Quand elle parle, d’un ton très posé, elle sourit beaucoup, et conserve une certaine retenue que j’ai l’impression de retrouver chez beaucoup de femmes indiennes.
Elle est venue avec une autre collègue, Asifa, qui elle travaille dans une Remand school, un orphelinat. Elle explique que les enfants orphelins ne reçoivent pas la part de l’éducation normalement apportée par la famille, et qu’ils rencontrent souvent des difficultés pour suivre à l’école. Alors depuis vingt ans elle travaille avec Vanasthali et leur donne des cours de maths, de marathi, d’anglais, d’histoire de géographie : une heure trente chaque matin, avant que les enfants partent à l’école.
Je suis très émue face à ces femmes qui agissent en toute simplicité, et qui malgré la force de leur engagement ne cessent de dégager une grande humilité.
Pour la nuit, la grande salle de réunion est transformée en dortoir : les femmes dorment par terre, sur les tapis et couvertures qu’elles ont provisoirement installés.

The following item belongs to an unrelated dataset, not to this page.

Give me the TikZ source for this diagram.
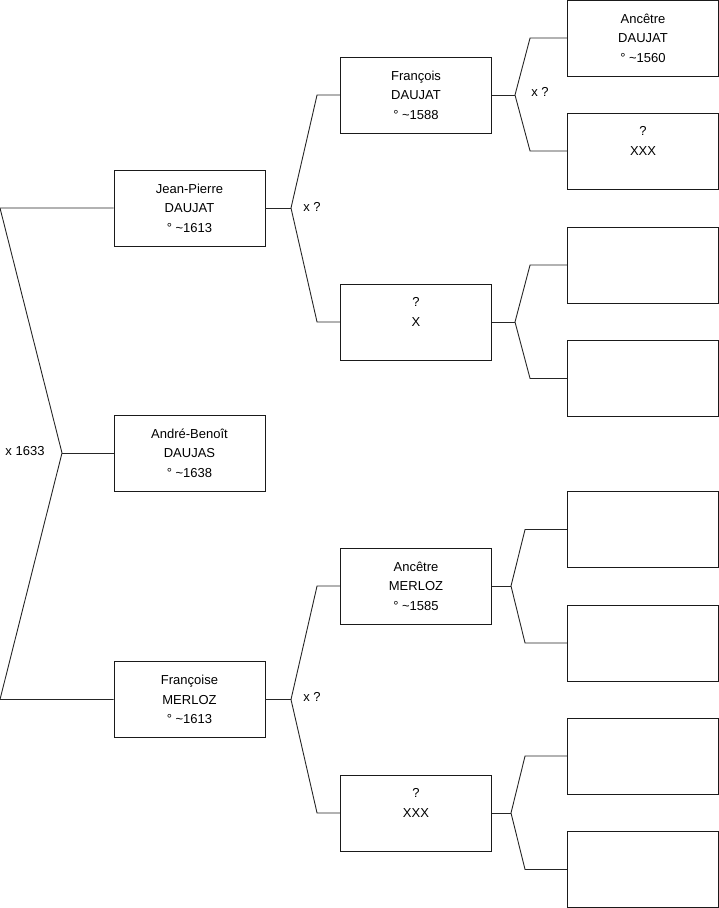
\documentclass[tikz,border=0pt]{standalone}
\usepackage{fontspec}
\setmainfont{Liberation Sans}
\usepackage{tikz}
\usetikzlibrary{positioning,calc}
\definecolor{TreeInk}{HTML}{1A1A1A}
\definecolor{TreeLine}{HTML}{262626}

\begin{document}
\begin{tikzpicture}[x=1pt,y=-1pt,
    personbox/.style={draw=TreeInk,line width=0.9pt,minimum width=151pt,
      minimum height=76pt,inner sep=0pt,align=center,
      font=\fontsize{13}{19.5}\selectfont},
    link/.style={draw=TreeLine,line width=0.9pt},
    union/.style={inner sep=0pt,font=\fontsize{13}{15}\selectfont}]
  \useasboundingbox (0,0) rectangle (719,908);
  % generation 1
  \node[personbox] (jp) at (189.5,208) {Jean-Pierre\\DAUJAT\\° \textasciitilde1613};
  \node[personbox] (ab) at (189.5,453) {André-Benoît\\DAUJAS\\° \textasciitilde1638};
  \node[personbox] (fm) at (189.5,699.5) {Françoise\\MERLOZ\\° \textasciitilde1613};
  % generation 2
  \node[personbox] (fr) at (416,95) {François\\DAUJAT\\° \textasciitilde1588};
  \node[personbox] (qx) at (416,322) {?\\X\\\vphantom{0}};
  \node[personbox] (am) at (416,586) {Ancêtre\\MERLOZ\\° \textasciitilde1585};
  \node[personbox] (qxxx) at (416,813) {?\\XXX\\\vphantom{0}};
  % generation 3
  \node[personbox] (ad) at (643,38) {Ancêtre\\DAUJAT\\° \textasciitilde1560};
  \node[personbox] (frwife) at (643,151) {?\\XXX\\\vphantom{0}};
  \node[personbox] (qxdad) at (643,265) {};
  \node[personbox] (qxmum) at (643,378.5) {};
  \node[personbox] (amdad) at (643,529.5) {};
  \node[personbox] (ammum) at (643,643) {};
  \node[personbox] (qxxxdad) at (643,756) {};
  \node[personbox] (qxxxmum) at (643,869.5) {};

  % forks
  \coordinate (rootfork) at (62,453);
  \coordinate (jpfar) at (0,208);
  \coordinate (fmfar) at (0,699.5);
  \coordinate (jpfork) at (291,208);
  \coordinate (fmfork) at (291,699.5);
  \coordinate (frfork) at (515,95);
  \coordinate (qxfork) at (515,322);
  \coordinate (amfork) at (511,586);
  \coordinate (qxxxfork) at (511,813);

  \draw[link] (jp.west) -- (jpfar) -- (rootfork) -- (fmfar) -- (fm.west);
  \draw[link] (rootfork) -- (ab.west);
  \node[union] (u0) at (25,451) {x 1633};

  \draw[link] (jp.east) -- (jpfork);
  \draw[link] (fr.west) -- ++(-23,0) -- (jpfork) -- ($(qx.west)+(-23,0)$) -- (qx.west);
  \node[union] (u1) at (312,207) {x ?};

  \draw[link] (fm.east) -- (fmfork);
  \draw[link] (am.west) -- ++(-23,0) -- (fmfork) -- ($(qxxx.west)+(-23,0)$) -- (qxxx.west);
  \node[union] (u2) at (312,697) {x ?};

  \draw[link] (fr.east) -- (frfork);
  \draw[link] (ad.west) -- ++(-37,0) -- (frfork) -- ($(frwife.west)+(-37,0)$) -- (frwife.west);
  \node[union] (u3) at (540,92) {x ?};

  \draw[link] (qx.east) -- (qxfork);
  \draw[link] (qxdad.west) -- ++(-37,0) -- (qxfork) -- ($(qxmum.west)+(-37,0)$) -- (qxmum.west);

  \draw[link] (am.east) -- (amfork);
  \draw[link] (amdad.west) -- ++(-42,0) -- (amfork) -- ($(ammum.west)+(-42,0)$) -- (ammum.west);

  \draw[link] (qxxx.east) -- (qxxxfork);
  \draw[link] (qxxxdad.west) -- ++(-42,0) -- (qxxxfork) -- ($(qxxxmum.west)+(-42,0)$) -- (qxxxmum.west);
\end{tikzpicture}
\end{document}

Comme jeudi dernier l’Inde a célébré le teacher day, cette rencontre a aussi été l’occasion de récompenser les enseignantes. Le dimanche matin a donc lieu la remise des prix : trois récompenses au total, pour la meilleure superviseure, la meilleure training teacher et enfin la meilleure balwadi teacher, chacune ayant reçu une enveloppe de 1000 roupies. L’une après l’autre elles se baissent aux pieds de Nirmalatai, en signe de remerciement.
Après le repas du midi elles repartiront toutes dans leurs villes et villages, par le train ou le bus local.
La semaine prochaine elles organiseront, chacune dans leur district, une réunion avec les institutrices. Elles partageront avec elles les expériences de ce week end, leur transmettront les nouvelles méthodes d’enseignement qu’elles ont apprises, et les institutrices pourront ensuite les mettre en application avec les enfants des balwadis et des training centres.”